>> start Rows

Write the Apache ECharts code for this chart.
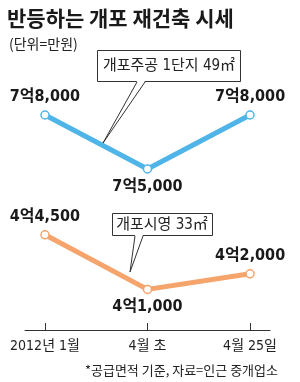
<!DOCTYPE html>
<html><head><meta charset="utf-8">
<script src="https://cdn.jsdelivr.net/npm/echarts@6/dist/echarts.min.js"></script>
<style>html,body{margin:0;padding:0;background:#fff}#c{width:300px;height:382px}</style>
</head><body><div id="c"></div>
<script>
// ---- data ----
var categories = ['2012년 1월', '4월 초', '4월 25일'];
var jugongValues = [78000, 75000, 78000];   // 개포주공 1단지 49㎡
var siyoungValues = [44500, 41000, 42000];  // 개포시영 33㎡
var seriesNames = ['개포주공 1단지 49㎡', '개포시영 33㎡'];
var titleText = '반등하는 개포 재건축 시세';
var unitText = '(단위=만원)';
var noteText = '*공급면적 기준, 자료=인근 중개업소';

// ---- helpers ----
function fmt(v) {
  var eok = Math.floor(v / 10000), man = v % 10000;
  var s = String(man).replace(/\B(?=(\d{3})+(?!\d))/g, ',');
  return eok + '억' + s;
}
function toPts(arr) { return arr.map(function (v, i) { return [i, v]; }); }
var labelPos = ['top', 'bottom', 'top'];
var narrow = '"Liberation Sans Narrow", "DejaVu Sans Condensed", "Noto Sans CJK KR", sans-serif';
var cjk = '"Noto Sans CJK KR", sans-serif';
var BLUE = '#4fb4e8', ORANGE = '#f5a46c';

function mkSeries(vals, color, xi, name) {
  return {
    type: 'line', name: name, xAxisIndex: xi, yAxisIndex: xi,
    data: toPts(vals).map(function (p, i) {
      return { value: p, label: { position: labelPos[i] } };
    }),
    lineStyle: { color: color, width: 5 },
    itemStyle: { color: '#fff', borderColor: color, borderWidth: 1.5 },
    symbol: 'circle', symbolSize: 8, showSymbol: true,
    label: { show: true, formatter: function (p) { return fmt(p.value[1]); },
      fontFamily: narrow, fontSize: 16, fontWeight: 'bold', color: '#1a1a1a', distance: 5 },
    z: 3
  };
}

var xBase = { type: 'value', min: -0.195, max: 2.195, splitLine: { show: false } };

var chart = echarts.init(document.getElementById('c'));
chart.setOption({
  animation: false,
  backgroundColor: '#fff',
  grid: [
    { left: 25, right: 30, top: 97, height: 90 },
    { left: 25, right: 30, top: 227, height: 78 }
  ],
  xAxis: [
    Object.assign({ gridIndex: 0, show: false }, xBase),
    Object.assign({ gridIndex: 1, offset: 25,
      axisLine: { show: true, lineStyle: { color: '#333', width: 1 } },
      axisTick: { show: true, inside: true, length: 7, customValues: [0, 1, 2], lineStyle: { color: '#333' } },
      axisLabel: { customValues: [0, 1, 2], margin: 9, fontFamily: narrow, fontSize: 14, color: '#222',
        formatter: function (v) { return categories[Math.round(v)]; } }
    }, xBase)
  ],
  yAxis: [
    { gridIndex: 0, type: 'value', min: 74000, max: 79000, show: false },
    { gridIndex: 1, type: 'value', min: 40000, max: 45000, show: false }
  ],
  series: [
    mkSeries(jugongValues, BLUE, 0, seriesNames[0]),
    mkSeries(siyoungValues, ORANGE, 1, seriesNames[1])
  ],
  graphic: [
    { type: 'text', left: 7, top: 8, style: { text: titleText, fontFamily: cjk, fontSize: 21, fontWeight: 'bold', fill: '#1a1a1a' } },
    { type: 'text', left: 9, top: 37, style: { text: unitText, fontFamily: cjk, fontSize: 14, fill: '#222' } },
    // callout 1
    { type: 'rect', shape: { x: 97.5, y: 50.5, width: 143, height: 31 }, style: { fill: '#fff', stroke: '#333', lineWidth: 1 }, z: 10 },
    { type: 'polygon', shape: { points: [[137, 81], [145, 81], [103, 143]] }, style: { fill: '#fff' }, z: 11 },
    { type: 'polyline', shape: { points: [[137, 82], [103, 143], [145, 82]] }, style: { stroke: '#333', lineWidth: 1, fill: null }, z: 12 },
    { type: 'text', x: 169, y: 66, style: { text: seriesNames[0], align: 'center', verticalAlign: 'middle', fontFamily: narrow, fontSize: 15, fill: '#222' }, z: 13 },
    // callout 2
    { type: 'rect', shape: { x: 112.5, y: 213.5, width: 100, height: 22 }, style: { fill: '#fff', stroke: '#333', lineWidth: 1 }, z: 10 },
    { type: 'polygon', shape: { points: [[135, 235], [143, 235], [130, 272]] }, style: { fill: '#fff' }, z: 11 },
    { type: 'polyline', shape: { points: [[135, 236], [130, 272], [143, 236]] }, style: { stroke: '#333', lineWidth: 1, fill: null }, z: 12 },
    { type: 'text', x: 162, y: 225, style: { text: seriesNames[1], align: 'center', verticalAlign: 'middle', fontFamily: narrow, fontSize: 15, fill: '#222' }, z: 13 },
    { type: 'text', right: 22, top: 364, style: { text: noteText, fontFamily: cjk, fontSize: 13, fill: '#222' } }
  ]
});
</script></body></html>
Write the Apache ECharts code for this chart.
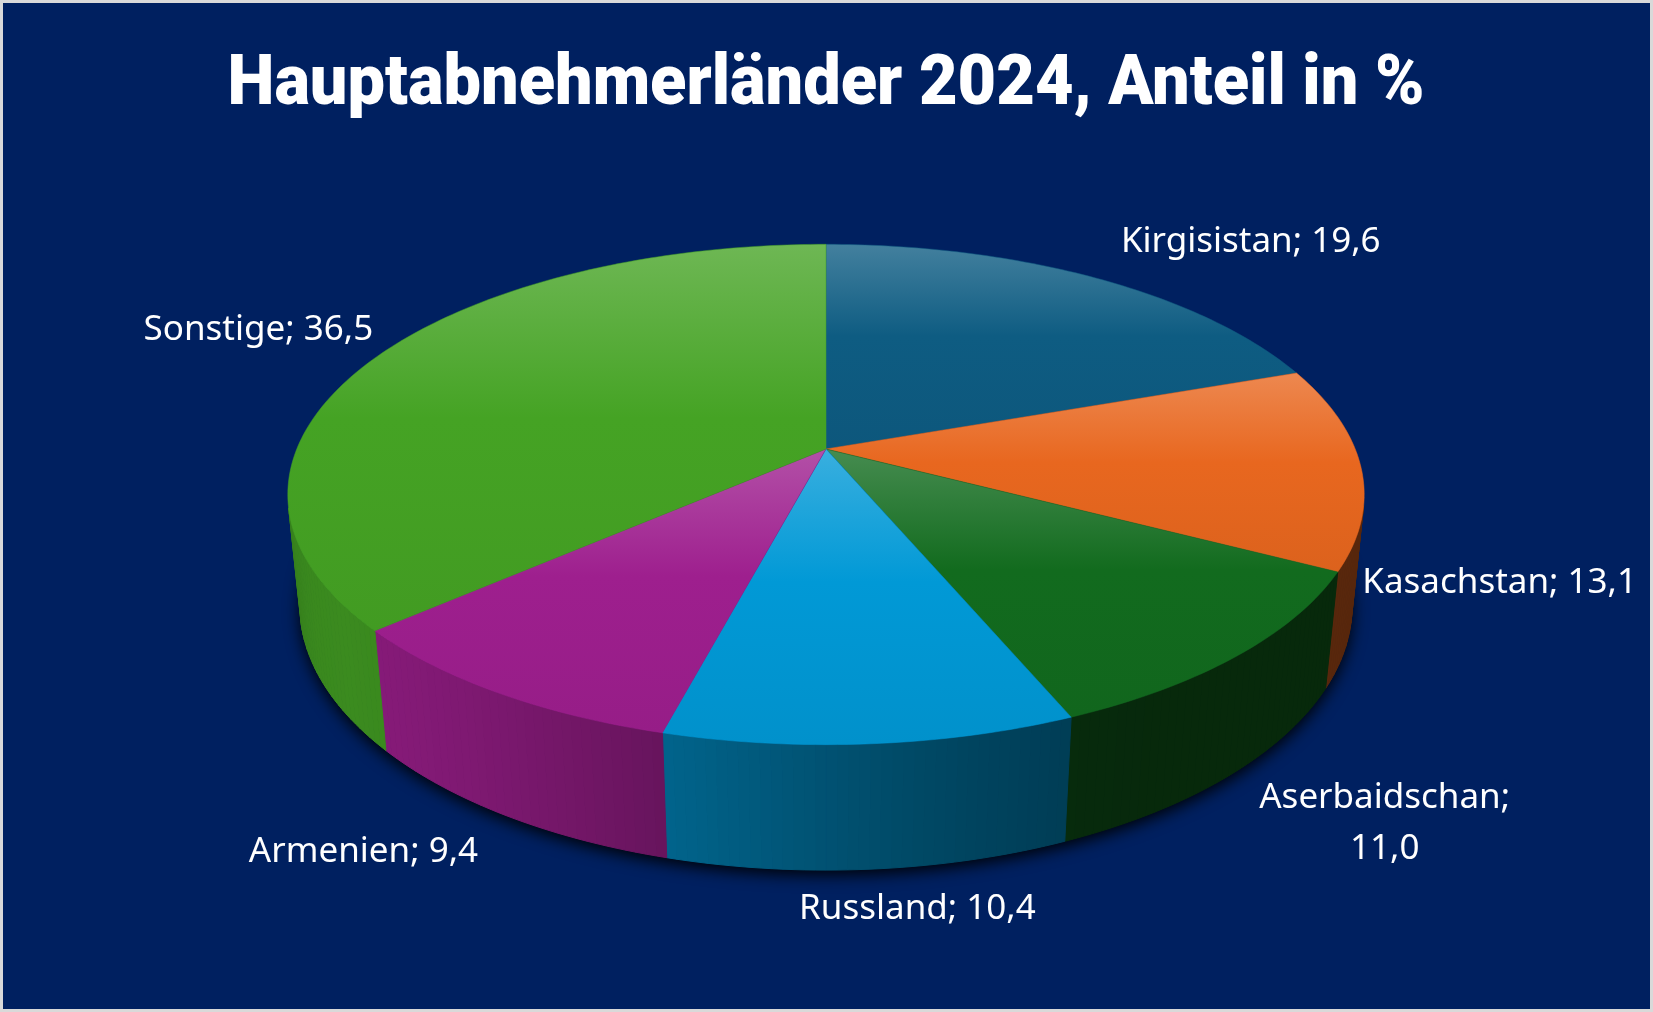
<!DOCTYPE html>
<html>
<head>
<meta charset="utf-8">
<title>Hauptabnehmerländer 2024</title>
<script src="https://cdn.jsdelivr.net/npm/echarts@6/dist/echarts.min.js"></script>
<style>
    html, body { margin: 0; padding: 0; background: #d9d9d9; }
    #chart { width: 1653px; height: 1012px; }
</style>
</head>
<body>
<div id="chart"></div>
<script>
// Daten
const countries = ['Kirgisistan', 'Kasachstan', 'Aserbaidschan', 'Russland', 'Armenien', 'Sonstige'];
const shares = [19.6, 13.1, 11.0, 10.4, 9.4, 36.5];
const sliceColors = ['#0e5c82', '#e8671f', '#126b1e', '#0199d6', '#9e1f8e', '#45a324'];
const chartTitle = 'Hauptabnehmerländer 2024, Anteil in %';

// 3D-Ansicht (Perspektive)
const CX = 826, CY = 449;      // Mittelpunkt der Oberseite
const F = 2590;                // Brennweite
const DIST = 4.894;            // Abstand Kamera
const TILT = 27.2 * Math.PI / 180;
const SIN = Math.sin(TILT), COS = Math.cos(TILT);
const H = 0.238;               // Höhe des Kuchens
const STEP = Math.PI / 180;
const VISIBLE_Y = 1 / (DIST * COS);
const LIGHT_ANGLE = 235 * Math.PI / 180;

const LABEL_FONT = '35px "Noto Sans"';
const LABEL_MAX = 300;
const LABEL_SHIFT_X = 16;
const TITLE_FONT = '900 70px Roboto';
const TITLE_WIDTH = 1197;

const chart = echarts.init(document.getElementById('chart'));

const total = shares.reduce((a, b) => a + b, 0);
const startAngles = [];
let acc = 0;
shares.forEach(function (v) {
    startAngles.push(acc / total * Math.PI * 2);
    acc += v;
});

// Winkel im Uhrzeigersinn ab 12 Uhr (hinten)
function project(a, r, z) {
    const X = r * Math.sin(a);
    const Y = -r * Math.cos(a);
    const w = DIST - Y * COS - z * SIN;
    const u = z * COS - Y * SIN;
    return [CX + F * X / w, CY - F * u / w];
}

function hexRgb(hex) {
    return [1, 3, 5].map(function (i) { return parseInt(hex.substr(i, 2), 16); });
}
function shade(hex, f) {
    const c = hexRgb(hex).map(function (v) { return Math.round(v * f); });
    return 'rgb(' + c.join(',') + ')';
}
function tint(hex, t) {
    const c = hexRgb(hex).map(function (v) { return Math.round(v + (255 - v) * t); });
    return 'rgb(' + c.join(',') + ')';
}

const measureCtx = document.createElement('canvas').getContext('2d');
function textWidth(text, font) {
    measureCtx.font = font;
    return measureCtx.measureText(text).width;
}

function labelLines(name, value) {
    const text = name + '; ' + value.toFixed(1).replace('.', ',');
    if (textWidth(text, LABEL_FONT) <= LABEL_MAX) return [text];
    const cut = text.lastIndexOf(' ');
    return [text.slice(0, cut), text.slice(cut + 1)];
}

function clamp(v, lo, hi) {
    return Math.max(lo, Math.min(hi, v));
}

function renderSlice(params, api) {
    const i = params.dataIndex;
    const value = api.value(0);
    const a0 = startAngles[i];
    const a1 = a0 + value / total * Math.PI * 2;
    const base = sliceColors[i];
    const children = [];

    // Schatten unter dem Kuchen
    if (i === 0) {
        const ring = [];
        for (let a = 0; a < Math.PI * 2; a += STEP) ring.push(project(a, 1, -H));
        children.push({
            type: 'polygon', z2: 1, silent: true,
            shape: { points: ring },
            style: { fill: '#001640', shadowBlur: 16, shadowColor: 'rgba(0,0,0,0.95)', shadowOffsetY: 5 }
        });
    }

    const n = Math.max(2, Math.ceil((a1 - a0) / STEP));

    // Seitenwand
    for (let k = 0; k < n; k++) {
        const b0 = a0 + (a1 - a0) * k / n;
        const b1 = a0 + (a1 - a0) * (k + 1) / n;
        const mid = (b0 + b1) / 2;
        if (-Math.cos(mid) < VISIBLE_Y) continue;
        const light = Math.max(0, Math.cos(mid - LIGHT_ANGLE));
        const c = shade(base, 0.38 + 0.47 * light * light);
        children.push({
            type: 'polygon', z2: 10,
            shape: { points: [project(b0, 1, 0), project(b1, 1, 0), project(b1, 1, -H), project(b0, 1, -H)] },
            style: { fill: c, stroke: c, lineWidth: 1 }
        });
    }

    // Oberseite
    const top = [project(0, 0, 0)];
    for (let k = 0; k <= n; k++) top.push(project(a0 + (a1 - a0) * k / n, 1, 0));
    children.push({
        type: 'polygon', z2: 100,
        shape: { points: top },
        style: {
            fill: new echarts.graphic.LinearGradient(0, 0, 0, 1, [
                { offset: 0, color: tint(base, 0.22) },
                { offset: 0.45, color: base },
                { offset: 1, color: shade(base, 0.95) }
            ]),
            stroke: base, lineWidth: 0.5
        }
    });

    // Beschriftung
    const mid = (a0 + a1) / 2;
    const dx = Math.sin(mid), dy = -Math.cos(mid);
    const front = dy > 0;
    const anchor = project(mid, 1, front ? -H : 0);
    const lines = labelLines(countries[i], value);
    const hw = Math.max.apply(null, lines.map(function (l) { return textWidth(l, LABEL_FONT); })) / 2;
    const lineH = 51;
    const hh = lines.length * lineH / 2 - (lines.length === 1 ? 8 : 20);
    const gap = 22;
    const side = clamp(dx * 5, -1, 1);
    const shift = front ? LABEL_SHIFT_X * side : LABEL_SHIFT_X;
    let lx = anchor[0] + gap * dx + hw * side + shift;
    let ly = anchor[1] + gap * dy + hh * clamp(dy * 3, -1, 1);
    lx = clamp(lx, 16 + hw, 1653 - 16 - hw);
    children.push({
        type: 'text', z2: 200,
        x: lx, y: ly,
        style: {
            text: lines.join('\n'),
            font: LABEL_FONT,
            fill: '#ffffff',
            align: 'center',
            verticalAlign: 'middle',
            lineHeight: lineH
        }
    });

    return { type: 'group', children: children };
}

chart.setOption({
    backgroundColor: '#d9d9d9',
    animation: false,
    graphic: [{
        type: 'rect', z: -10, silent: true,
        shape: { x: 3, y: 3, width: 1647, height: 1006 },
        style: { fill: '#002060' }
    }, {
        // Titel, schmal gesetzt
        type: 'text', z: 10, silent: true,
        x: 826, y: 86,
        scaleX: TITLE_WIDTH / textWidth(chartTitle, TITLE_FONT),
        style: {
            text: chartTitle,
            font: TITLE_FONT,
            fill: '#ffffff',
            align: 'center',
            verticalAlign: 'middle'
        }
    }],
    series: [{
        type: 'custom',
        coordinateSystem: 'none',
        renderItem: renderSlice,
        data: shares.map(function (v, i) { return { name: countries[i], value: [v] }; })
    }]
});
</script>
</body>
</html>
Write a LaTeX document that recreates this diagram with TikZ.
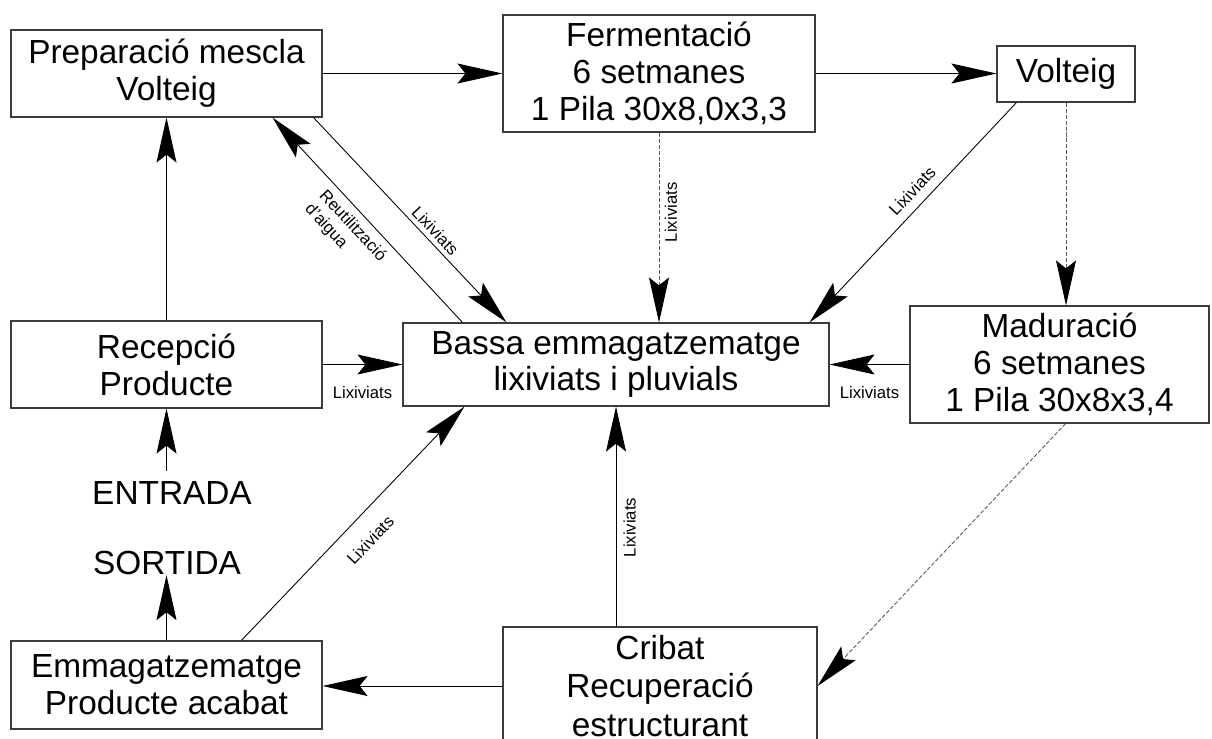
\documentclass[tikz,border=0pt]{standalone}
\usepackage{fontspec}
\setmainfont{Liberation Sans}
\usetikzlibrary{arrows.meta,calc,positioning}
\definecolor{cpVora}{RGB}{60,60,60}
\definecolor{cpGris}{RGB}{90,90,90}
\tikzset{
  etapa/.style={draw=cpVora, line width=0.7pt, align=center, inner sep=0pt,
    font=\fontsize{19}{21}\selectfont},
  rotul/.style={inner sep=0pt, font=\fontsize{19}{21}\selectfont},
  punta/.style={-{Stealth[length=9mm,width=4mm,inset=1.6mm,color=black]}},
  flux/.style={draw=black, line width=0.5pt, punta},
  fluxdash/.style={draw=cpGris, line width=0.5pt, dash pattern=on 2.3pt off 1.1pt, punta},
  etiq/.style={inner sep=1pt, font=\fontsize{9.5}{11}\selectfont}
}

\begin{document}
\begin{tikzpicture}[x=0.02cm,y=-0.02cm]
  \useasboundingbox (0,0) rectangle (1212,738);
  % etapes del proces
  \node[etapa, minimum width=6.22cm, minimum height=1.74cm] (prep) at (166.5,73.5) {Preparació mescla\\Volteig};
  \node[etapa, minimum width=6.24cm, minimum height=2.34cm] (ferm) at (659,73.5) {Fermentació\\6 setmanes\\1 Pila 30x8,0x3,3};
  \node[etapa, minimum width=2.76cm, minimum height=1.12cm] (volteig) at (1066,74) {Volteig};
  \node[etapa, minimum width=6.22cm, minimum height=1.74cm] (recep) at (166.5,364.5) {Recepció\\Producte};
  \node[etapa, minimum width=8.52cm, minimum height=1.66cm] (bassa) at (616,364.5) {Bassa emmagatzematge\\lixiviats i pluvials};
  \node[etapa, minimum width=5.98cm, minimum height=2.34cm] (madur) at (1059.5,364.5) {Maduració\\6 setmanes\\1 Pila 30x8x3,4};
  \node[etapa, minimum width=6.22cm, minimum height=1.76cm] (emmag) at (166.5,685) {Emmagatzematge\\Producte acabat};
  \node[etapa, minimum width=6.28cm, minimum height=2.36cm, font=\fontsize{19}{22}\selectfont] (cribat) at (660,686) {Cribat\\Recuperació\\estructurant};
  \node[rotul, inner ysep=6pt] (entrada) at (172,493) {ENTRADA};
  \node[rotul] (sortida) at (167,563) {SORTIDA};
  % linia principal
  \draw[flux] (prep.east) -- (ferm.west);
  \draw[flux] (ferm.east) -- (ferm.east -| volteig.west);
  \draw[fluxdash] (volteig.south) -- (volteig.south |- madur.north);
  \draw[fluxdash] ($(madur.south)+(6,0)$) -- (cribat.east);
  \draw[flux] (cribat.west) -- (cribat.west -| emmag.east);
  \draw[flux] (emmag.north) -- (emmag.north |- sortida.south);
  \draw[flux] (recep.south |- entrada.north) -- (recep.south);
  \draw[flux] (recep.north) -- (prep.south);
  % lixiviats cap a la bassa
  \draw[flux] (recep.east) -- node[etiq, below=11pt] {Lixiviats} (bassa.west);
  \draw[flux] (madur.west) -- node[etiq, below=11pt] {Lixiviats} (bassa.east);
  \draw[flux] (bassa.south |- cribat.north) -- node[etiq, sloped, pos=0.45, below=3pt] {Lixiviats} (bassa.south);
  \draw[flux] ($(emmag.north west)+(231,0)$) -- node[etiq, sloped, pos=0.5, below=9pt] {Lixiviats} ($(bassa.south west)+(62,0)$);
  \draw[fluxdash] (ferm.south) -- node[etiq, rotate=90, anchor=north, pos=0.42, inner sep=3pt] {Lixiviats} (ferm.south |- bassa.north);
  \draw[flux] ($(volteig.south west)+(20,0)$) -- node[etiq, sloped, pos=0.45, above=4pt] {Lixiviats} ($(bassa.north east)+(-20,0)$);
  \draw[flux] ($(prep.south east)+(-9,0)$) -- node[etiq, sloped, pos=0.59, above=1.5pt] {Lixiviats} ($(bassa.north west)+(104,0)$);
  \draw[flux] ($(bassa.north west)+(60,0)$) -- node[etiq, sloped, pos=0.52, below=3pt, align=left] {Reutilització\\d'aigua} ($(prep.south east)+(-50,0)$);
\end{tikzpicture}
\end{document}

>> end Rows

### [Problem]
Look at the listing and set down only the lines from its start through the line with "var BLUE = '#4fb4e8', ORANGE = '#f5a46c';", word for word and without pictures.

### [Written response]
Write the Apache ECharts code for this chart.
<!DOCTYPE html>
<html><head><meta charset="utf-8">
<script src="https://cdn.jsdelivr.net/npm/echarts@6/dist/echarts.min.js"></script>
<style>html,body{margin:0;padding:0;background:#fff}#c{width:300px;height:382px}</style>
</head><body><div id="c"></div>
<script>
// ---- data ----
var categories = ['2012년 1월', '4월 초', '4월 25일'];
var jugongValues = [78000, 75000, 78000];   // 개포주공 1단지 49㎡
var siyoungValues = [44500, 41000, 42000];  // 개포시영 33㎡
var seriesNames = ['개포주공 1단지 49㎡', '개포시영 33㎡'];
var titleText = '반등하는 개포 재건축 시세';
var unitText = '(단위=만원)';
var noteText = '*공급면적 기준, 자료=인근 중개업소';

// ---- helpers ----
function fmt(v) {
  var eok = Math.floor(v / 10000), man = v % 10000;
  var s = String(man).replace(/\B(?=(\d{3})+(?!\d))/g, ',');
  return eok + '억' + s;
}
function toPts(arr) { return arr.map(function (v, i) { return [i, v]; }); }
var labelPos = ['top', 'bottom', 'top'];
var narrow = '"Liberation Sans Narrow", "DejaVu Sans Condensed", "Noto Sans CJK KR", sans-serif';
var cjk = '"Noto Sans CJK KR", sans-serif';
var BLUE = '#4fb4e8', ORANGE = '#f5a46c';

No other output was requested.